Standings are also used to show of how a team is performing compared to other teams within their division or league.

In scorekeeping, each position is given a number value. This enables a scorekeeper to record the plays on the field in quicker succession. For example, if the batter hits to the shortstop, who then throws the ball to the 1st baseman for the out, the scorekeeper would simply write 6-3 and record an out in the checkbox for outs on the score sheet. Here are the position values:

P = 1

C = 2

1B = 3

2B = 4

3B = 5

SS = 6

LF = 7

CF = 8

RF = 9


In addition to their duties of defense, many position players have responsibilities on the field to their fellow players.

The two positions that act like back-up coaches, taking a role similar to point guard on a basketball team, are the catcher and the shortstop. The catcher is responsible to assist the infielders while the shortstop acts as a second set of eyes for the outfielders.

In addition to catching each pitch, defending homeplate and backing up the infield plays, a catcher determines which pitch a pitcher will throw to each batter. Catchers also help position infield players when they see certain batting techniques, for example bunting, potentially being used against their team. The catcher coordinates each of the position players in the infield to ensure they are in the best possible position to defend the field in every situation.

Shortstops rely messages from the catcher to help coordinate the players in the outfield. Using the bunting example, players in the outfield, normally positioned further back, would be moved in. In the case of a homerun hitter where the game is on the line, they may be moved back because the batter is more likely to try to swing big in an attempt to hit over the fence.

The shortstop also relays game information to the outfield including number of outs in the inning and plays called from the dugout. This is because the catcher and coach are simply too far away from the outfielders for them to be able to see many of the hand singles, including the pitch count and other information provided to them by the umpire behind home plate. Shortstops also have a unique view. The can see the offensive team’s first-base coach, the person responsible for telling the runners when to go. He can also see his own team’s dugout. This means he can potentially see when a coach is sending a player to 2nd and prepare the infield to attempt to get him out by relying that message back to the catcher who then signals the pitcher. He can also receive and rely calls from his own bench to his teammates.

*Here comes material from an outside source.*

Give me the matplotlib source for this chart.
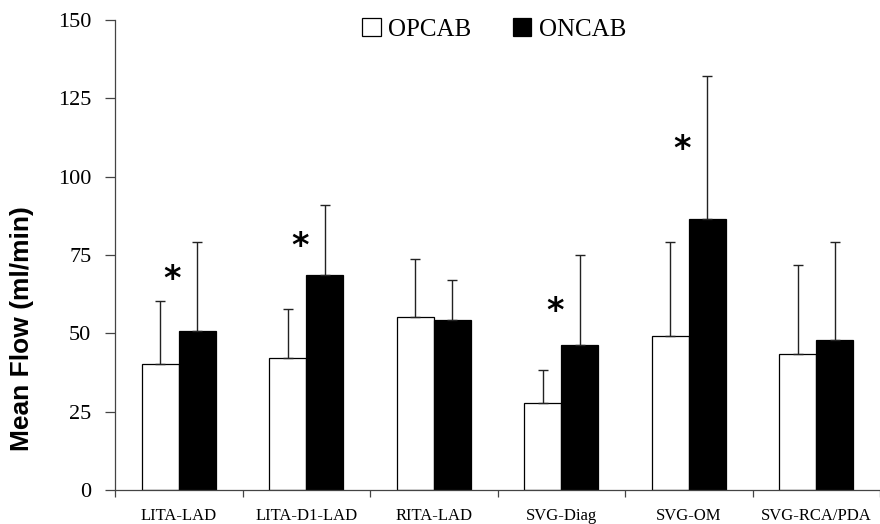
import matplotlib
matplotlib.use("Agg")
import matplotlib.pyplot as plt
from matplotlib.patches import Patch
import numpy as np

categories = ["LITA-LAD", "LITA-D1-LAD", "RITA-LAD", "SVG-Diag", "SVG-OM", "SVG-RCA/PDA"]
opcab_mean = [40.1, 42.2, 55.3, 27.7, 49.0, 43.4]
opcab_sd = [20.3, 15.7, 18.5, 10.6, 30.2, 28.5]
oncab_mean = [50.6, 68.5, 54.3, 46.2, 86.6, 47.9]
oncab_sd = [28.6, 22.6, 12.6, 28.8, 45.6, 31.1]
star_groups = [0, 1, 3, 4]
star_y = [70.2, 80.9, 60.0, 111.7]
yticks = [0, 25, 50, 75, 100, 125, 150]

serif = "Liberation Serif"

fig = plt.figure(figsize=(8.8, 5.24), dpi=100)
ax = fig.add_axes([115 / 880, 1 - 490 / 524, 1 - 115 / 880, (490 - 20) / 524])

x = np.arange(len(categories))
w = 0.29
ekw = dict(ecolor="#222222", elinewidth=1.0, capsize=3.5, capthick=1.0)
ax.bar(x - w / 2, opcab_mean, w, color="white", edgecolor="black", linewidth=0.9,
       yerr=[np.zeros(len(x)), opcab_sd], error_kw=ekw, zorder=2)
ax.bar(x + w / 2, oncab_mean, w, color="black", edgecolor="black", linewidth=0.9,
       yerr=[np.zeros(len(x)), oncab_sd], error_kw=ekw, zorder=2)

fs_star = 24
for g, sy in zip(star_groups, star_y):
    ax.annotate("*", (g - 0.05, sy), xytext=(0, -0.58 * fs_star), textcoords="offset points",
                ha="center", va="baseline", fontsize=fs_star, fontweight="bold",
                family="DejaVu Sans")

ax.set_xlim(-0.5, 5.48)
ax.set_ylim(0, 150)
ax.set_yticks(yticks)
ax.set_yticklabels([str(t) for t in yticks], family=serif, fontsize=16)
ax.set_xticks(x)
ax.set_xticklabels(categories, family=serif, fontsize=12)
ax.set_xticks(np.arange(-0.5, 5.6, 1.0), minor=True)
ax.tick_params(axis="x", which="major", length=0, pad=13)
ax.tick_params(axis="x", which="minor", length=5, width=0.9, color="#444444", direction="out")
ax.tick_params(axis="y", length=7, width=0.9, color="#444444", pad=10, direction="out")

for s in ["top", "right"]:
    ax.spines[s].set_visible(False)
for s in ["left", "bottom"]:
    ax.spines[s].set_color("#444444")
    ax.spines[s].set_linewidth(0.9)

ax.set_ylabel("Mean Flow (ml/min)", family="Liberation Sans", fontweight="bold", fontsize=19)
ax.yaxis.label.set_verticalalignment("center")
ax.yaxis.set_label_coords(-0.122, 0.343)

handles = [Patch(facecolor="white", edgecolor="black", linewidth=0.9, label="OPCAB"),
           Patch(facecolor="black", edgecolor="black", linewidth=0.9, label="ONCAB")]
leg = ax.legend(handles=handles, loc="upper center", bbox_to_anchor=((494 - 115) / 765, 1.052),
                ncol=2, frameon=False, handlelength=0.75, handleheight=0.75, handletextpad=0.3,
                columnspacing=1.65, prop={"family": serif, "size": 18})

fig.savefig("out.png", dpi=100, facecolor="white")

The pitchers also make up a very unique line of defense, taking on different roles themselves. There are three types of pitchers on staff.

Starting Pitchers: These pitchers start the game and are generally expected to throw between 100-120 pitches in a game. This can, often times, mean they throw an entire game but more often, it means they throw into the 7th inning.

Relief Pitchers: A Relief pitcher is called in on days when the starter is having trouble staying ahead in the count, for example throwing more balls than strikes. This can indicate a pitcher has become too tired to continue throwing their best pitches and so the relief pitcher is brought in to help out.

Closers: A closer is a pitcher that is generally brought in, in the final 1-2 innings of the game to help insure a lead. They are known as strikeout pitchers and generally throw very fast. As players tire their hand-eye coordinate slows down so bringing in a fresh, fast arm can often times help maintain a lead.